Epstein-Barr virus (EBV), a member of the gammaherpsevirus, is etiologically implicated in several lymphoid and epithelial malignancies, substantially contributing to the development of a diversity of lymphomas and, especially, carcinomas. Although current treatments for EBV-associated carcinoma, such as radiotherapy and chemotherapy have long been adopted, the former is inadequate either to kill advanced, metastatic tumours or to prevent their recurrence, while the latter is still under development. The latent membrane protein (LMP1) is an oncoprotein known to be responsible for regulating EBV and human gene expression and even maintenance of EBV episome. Such presence of EBV and LMP1 in the tumor cells of EBV-associated cancers can therefore, provide an overarching basis for specific therapy. Compared with other EBV-associated cancer regulators inside nucleus, the membrane subcellular localization is easier and more effectively accomplished by targeting anti- cancer/imaging agents than in nucleus. Therefore, a lower-dosed concentration and more selective anti-EBV related cancer therapy through LMP1 can be expected.

More recently, there have been several studies on the LMP1 inhibition using peptides or small molecules. However, the function of these inhibitors cannot be monitored in real- time. As justified by our recent publications on responsive luminescent lanthanide materials towards various biological tasks in solution/in vitro/in vivo, our research team has thorough expertise in lanthanide coordination chemistry, spectroscopy, peptide chemistry, and in vitro biological applications. Therefore, we aim to develop luminescent LMP1-specific lanthanide bio-probes with high selectivity towards LMP1 and capability of selectively inhibiting LMP1 on the membrane surface and in-vitro real-time monitoring as anti- EBV-related carcinoma agents.

To further support our work, we have performed a range of proof-of-concept experiments to consolidate our proposal: (1) several LMP1-specific ytterbium complexes with tailor-made synthetic peptides have been prepared which can be excited in the visible, and near-infrared region, for LMP1 imaging; (2) molecular dynamic simulation shows our proposed complexes can fit in the LMP1; and (3) they are all water-soluble, and membrane specific for LMP1 in vitro imaging and inhibition of EBV specific cancer cells.

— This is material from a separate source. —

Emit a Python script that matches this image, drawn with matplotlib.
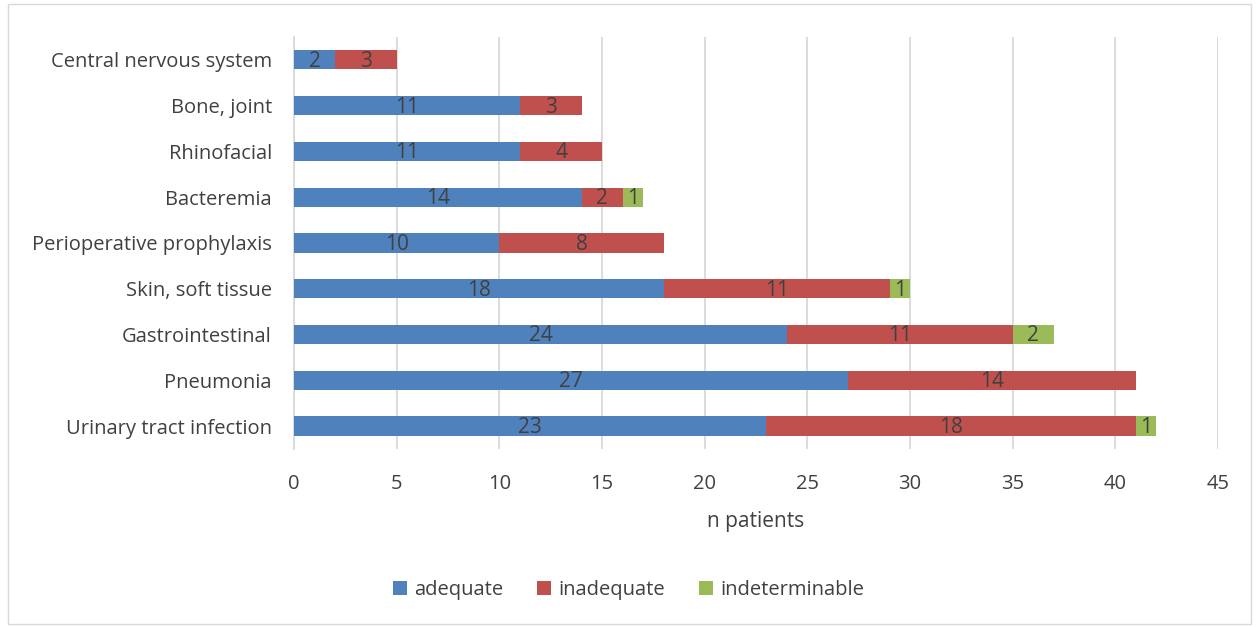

This proposal paves the way for the development of new-generation lanthanide complexes conjugated with LMP1-specific peptides as dual probes with imaging and anti-tumour properties. Making a success of this research can bring to society a more powerful tool (especially with a combination of multi-photon and time-resolved technology) to unveil the mystery and understand the very roles of LMP1 in EBV- associated carcinoma, ultimately furthering cancer therapy and research.